Exercise:
Search the material for the string "document", then return every line where it is found.
○ ○ ○ ○ ○
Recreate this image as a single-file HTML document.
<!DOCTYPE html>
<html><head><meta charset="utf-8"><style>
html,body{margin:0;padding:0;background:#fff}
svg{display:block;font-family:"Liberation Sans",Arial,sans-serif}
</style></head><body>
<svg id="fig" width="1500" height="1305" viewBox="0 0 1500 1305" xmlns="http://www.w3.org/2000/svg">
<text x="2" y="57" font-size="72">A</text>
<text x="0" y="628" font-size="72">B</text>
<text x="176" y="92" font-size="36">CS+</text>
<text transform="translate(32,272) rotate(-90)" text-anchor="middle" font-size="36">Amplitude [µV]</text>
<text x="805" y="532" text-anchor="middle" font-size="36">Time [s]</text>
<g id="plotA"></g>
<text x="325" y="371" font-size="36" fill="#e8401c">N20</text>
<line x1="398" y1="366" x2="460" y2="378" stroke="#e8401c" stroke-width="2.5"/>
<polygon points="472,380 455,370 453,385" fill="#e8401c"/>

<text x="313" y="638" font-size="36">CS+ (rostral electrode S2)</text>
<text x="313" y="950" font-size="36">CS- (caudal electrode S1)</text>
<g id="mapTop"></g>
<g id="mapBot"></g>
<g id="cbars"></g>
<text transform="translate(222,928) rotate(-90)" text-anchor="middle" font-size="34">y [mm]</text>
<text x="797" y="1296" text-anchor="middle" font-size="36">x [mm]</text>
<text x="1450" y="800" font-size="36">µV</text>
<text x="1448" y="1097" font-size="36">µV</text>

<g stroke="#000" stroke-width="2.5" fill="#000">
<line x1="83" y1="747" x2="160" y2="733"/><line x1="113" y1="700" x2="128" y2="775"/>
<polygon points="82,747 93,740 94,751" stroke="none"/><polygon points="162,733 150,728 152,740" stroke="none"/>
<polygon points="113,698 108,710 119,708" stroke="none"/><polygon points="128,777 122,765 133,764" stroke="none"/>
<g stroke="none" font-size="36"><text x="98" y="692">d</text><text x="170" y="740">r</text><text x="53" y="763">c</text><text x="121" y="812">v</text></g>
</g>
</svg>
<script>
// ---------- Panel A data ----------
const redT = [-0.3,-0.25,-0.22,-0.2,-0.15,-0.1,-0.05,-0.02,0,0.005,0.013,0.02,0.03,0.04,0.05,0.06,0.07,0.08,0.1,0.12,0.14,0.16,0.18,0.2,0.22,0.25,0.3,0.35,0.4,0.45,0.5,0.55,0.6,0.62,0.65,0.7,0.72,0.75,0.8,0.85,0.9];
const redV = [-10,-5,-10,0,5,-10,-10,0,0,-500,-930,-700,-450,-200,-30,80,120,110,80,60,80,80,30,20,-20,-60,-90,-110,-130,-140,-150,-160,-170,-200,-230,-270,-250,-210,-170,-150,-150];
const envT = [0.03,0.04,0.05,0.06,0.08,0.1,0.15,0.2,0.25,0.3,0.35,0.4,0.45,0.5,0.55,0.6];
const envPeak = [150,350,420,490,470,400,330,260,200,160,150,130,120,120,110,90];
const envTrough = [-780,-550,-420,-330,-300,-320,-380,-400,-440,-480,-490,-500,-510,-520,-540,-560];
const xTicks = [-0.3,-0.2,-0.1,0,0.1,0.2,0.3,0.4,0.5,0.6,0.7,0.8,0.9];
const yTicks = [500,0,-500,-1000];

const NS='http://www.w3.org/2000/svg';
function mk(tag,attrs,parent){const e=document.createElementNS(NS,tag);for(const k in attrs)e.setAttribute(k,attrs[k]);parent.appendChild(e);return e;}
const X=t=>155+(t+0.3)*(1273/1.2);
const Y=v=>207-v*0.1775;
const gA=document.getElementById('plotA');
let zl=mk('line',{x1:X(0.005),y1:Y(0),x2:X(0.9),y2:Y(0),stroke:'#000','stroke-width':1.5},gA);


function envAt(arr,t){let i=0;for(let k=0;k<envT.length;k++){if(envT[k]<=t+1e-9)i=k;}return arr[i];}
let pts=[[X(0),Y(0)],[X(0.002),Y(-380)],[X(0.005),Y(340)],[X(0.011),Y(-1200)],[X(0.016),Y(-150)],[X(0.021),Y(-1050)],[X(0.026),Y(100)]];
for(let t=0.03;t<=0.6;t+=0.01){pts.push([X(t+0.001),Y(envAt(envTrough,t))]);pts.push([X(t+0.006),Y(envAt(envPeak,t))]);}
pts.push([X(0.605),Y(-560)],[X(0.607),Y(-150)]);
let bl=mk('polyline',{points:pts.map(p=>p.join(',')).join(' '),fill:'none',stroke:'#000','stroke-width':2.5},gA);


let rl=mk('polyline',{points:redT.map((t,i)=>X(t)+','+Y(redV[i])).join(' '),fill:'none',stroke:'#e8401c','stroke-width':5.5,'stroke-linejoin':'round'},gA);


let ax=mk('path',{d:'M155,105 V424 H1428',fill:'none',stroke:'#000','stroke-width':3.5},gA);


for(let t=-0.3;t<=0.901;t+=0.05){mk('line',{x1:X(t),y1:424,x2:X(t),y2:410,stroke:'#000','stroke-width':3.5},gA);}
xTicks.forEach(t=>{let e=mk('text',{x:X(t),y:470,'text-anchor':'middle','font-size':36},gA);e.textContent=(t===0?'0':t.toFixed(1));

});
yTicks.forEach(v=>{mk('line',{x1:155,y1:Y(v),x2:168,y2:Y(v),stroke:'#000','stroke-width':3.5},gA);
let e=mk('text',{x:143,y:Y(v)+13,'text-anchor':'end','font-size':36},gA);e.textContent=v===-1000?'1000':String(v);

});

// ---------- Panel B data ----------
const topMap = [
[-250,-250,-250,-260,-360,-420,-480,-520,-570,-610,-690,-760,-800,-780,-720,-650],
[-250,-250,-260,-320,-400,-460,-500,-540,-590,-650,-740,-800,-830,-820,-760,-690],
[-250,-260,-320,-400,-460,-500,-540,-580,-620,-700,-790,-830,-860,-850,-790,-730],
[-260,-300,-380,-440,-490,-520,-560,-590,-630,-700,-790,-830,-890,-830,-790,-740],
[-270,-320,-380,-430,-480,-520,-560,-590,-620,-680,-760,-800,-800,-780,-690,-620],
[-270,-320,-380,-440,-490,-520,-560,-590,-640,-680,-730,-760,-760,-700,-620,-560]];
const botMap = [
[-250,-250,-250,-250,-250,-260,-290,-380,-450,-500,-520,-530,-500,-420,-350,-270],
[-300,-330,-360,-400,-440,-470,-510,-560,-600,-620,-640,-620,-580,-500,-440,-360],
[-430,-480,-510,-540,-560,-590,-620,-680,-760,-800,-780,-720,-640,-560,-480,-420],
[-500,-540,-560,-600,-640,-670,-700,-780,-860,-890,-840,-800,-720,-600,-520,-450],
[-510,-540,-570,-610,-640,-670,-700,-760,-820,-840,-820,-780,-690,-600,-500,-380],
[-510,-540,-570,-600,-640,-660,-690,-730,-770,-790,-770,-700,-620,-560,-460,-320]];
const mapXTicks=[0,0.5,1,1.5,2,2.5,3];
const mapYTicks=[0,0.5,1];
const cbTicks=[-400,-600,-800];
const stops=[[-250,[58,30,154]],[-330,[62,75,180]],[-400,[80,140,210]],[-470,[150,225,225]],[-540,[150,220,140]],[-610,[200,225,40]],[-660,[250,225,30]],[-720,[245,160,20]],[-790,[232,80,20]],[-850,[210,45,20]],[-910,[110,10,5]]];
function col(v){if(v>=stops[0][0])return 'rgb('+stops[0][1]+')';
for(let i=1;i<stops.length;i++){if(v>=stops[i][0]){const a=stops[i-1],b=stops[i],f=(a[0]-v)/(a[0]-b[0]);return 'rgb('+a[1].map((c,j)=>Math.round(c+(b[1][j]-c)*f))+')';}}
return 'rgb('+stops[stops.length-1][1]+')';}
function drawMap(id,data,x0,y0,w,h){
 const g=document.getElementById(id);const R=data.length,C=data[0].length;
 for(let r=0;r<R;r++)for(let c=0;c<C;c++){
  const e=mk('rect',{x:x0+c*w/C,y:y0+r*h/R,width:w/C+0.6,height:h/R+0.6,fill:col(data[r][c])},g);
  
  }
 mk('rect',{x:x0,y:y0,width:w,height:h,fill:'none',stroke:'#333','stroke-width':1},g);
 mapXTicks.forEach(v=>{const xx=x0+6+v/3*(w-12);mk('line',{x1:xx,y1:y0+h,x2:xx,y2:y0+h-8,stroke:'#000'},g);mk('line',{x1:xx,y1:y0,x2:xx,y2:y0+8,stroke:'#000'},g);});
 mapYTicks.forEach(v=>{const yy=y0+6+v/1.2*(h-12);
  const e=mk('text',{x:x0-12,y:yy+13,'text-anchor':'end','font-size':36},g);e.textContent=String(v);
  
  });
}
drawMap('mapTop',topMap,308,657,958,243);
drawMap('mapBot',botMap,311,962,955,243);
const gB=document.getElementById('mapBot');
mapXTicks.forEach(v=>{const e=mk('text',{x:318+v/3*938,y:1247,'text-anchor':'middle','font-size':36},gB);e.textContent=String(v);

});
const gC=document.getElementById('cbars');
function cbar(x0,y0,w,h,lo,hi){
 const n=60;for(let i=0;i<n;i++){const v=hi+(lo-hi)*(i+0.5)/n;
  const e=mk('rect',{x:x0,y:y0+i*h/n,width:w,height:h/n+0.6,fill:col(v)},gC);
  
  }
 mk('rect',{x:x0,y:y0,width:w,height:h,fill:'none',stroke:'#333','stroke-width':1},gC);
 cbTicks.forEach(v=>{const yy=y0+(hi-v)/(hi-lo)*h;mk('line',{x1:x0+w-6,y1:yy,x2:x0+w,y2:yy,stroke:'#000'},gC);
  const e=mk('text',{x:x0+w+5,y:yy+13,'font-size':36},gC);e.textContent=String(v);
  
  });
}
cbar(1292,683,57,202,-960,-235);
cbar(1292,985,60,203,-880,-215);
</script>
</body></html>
○ ○ ○ ○ ○
Complete answer:
Recreate this image as a single-file HTML document.
function mk(tag,attrs,parent){const e=document.createElementNS(NS,tag);for(const k in attrs)e.setAttribute(k,attrs[k]);parent.appendChild(e);return e;}
const gA=document.getElementById('plotA');
 const g=document.getElementById(id);const R=data.length,C=data[0].length;
const gB=document.getElementById('mapBot');
const gC=document.getElementById('cbars');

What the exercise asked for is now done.